Whatever personal intellectual process is expressed by editing color home-movie footage of Adolf Hitler into Malick’s buoyant steadicam études doesn’t come through; recorded history juxtaposed to imaginative history seems like a stunt rather than a shock of contrasting realities.

Despite his cult status, Malick is not constantly discovering new means of cinematic storytelling. His methods are sometimes laughably familiar — especially in this “second wind” phase of his career and the rush of rough-draft material edited in the mode of poetic observation/introspection.

It’s unfortunate that Malick resolved his creative block during Hollywood’s leadership crisis, an era without dramaturges or artist-producers who could help shape and refine his exquisite explorations — those truly inspired images and vibrant sound details such as a cut from mountain peaks to cathedral arches that is worthy of Leni Riefenstahl.

But when Malick’s exalted panoramas are mixed with lines such as “Better to suffer injustice than to do it,” or “Don’t they know evil when they see it?,” all that implied sophistication seems trite.

Among the struggling believers Franz encounters are artists who testify “We create sympathy,” “Someday I’ll paint a true Christ.” Much as they represent Malick’s own agenda, Sweden’s nature-poet Jan Troell already achieved everything Malick attempts here, especially in Hamsun (1987), about Knut Hamsun, author of The Growth of the Soil, whose ambiguous artistic and political beliefs were more troubling and fascinating than Franz’s martyrdom.

The attempt to film a person’s inner life comes from George Eliot’s Middlemarch, quoted in Malick’s epigraph. Owing to his unstructured filmmaking, A Hidden Life expands almost intolerably, as if it were a literal adaptation of Eliot’s ideas about “the varying experiments of Time . . . human hearts already beating to a national idea; until domestic reality met them . . . passionate, ideal nature demanded an epic life.”
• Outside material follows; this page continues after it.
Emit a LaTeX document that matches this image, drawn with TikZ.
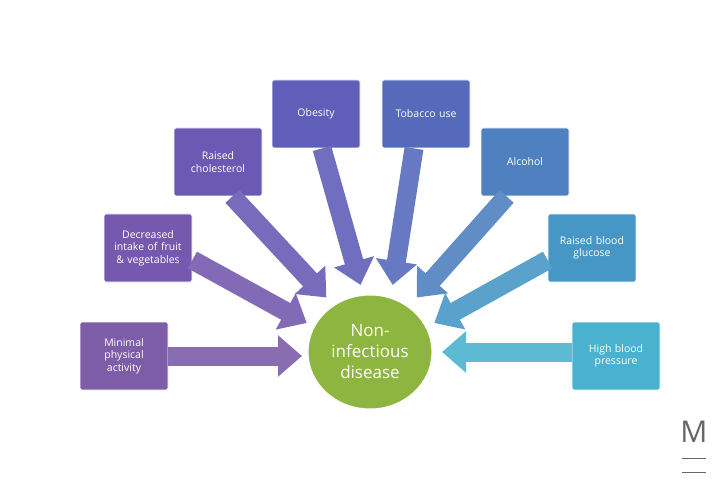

These days, godless Hollywood stretches even the mangiest movie to “an epic life.” Malick’s lofty try for a new Middlemarch doesn’t work for an era estranged from the spiritual and artistic ambitions that Middlemarch represents and defiled by heretical politicians. Scorsese’s The Irishman also defiles those ambitions, and A Hidden Life is so detached from our spiritual and political needs that it feels similarly useless.